For ten minutes he stared at the walls and muttered to himself, at times angrily, smashing his decrepit fist against the table, at times bitterly, at times in futile despondency. Dr. Gold couldn’t leave him. In this age of immortality, she had never seen a man so close to suicide.

“Wasted, wasted,” he mumbled to himself incessantly. Presently, he changed his mantra: “All my papers, based on one lemma. All my papers since, all based on that one—” And then he stopped, and stared at Dr. Gold. “That doesn’t make sense, does it?”

“Excuse me?”

“That all my work since the lemma is only theories that are derived from it. It doesn’t make sense to work in so specific a field, when I could have—Oh!” Suddenly his eyes lit up in a flare of understanding. “Oh! Oh! This is his revenge on me!” Dr. Gold stared at him, bewildered. He was losing his mind. Simply losing it. Then the spark was gone from Professor Bates’ eyes, and melancholy returned, even greater than before. “All my achievements, all my life, had been wasted. All my life... wasted.” He slammed his fist against the cushion. “Bastard!” And again. “Bastard!!” He looked at Dr. Gold, anger in his voice, “Dr. Gold. Jeneane,” he wagged a finger at her. “You tell Professor Andersson that it’s a very nice proof. But I thought of it first! I thought of it first!!” Dr. Gold just stared. She couldn’t find any words. The man was rambling. She had caused the mental collapse of the greatest mind in history. “You say you studied my history,” he rambled on. “You know nothing. No one knows. I haven’t told anyone. I thought I’d take it to my grave. But I’ve kept my secret for nothing. Everything I’ve ever done had been for nothing. You want to know the secret of my success? The secret of my failure?” His face twisted in hate at the word.

“I—”

“Sit quietly. I’ve been holding this inside for too long. So sit. And listen.”

~

“It was more than seventy years ago,” he began slowly, his voice raw, scratchy, wavering, even older than before. “I was twenty-two. Already considered by far the most gifted mathematician the world has ever seen. I had won my first Nobel Prize at the age of nineteen. Mathematics was my life. I was driven to excel, driven to outdo myself. I was already the smartest man in history. But I wanted to be not only the smartest man that had ever been but that will ever be.”

“And you have been. No one could do what you—”

“Don’t interrupt me. You know nothing!” Again he waved a threatening, trembling finger. “I proved nothing! Nothing!” She clammed up.

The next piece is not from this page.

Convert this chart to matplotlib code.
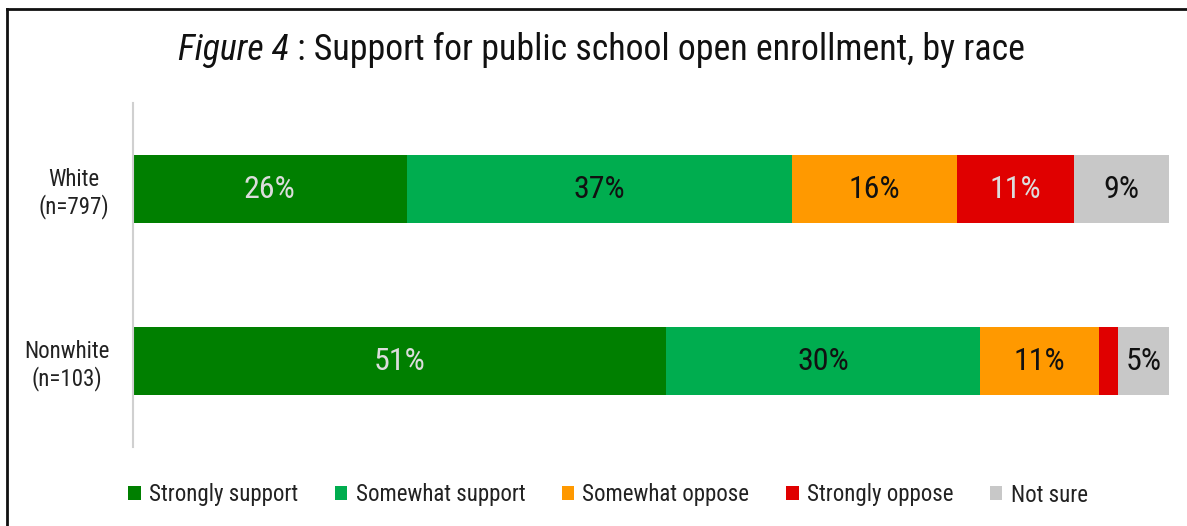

He took a minute to catch his breath, and began slowly, staring into her eyes, burning a hole in them with the intensity of a genius. “I was twenty-two and I was beginning to feel old. Life was such a waste, I thought. Such a waste of time. The time I spent driving to the university, choosing clothes, having breakfast, lunch, dinner,
sleeping
! Sleeping, for god’s sakes! Even teaching was a waste of time. I could have used that period to prove another important corollary. I spent so much time not doing my job, not pushing forward, not thinking about mathematics. And my brain cells were already dying. Not noticeably, but as they do with everyone. My intellectual peak would soon be gone.”

“Then why didn’t you get your mind Copied?”

“I asked you not to interrupt me.” She nodded and burried her eyes in the floor. “But you’re right. That was the logical option. Copy technology was into its fifth commercial year. People have successfully downloaded their personalities into computer neural nets, a perfect Copy of their mind and of their sentience. These people would be immortal, and they would never suffer from Alzheimer or any of those insidious diseases. They would never lose their lucidity or their intelligence.

“The pressure on me to get my brain Copied was humongous. The awareness was everywhere. At my age, brain cells were already dying by the millions. My brain, my amazing brain, was deteriorating even then, and it would deteriorate every day I delayed Copying my brain into the computer. Even if I didn’t have the money to do it – at the time it was very expensive – the university volunteered to pay for it. Imagine, the greatest mind in history living forever, retaining his intelligence forever. What an asset that would be to the U!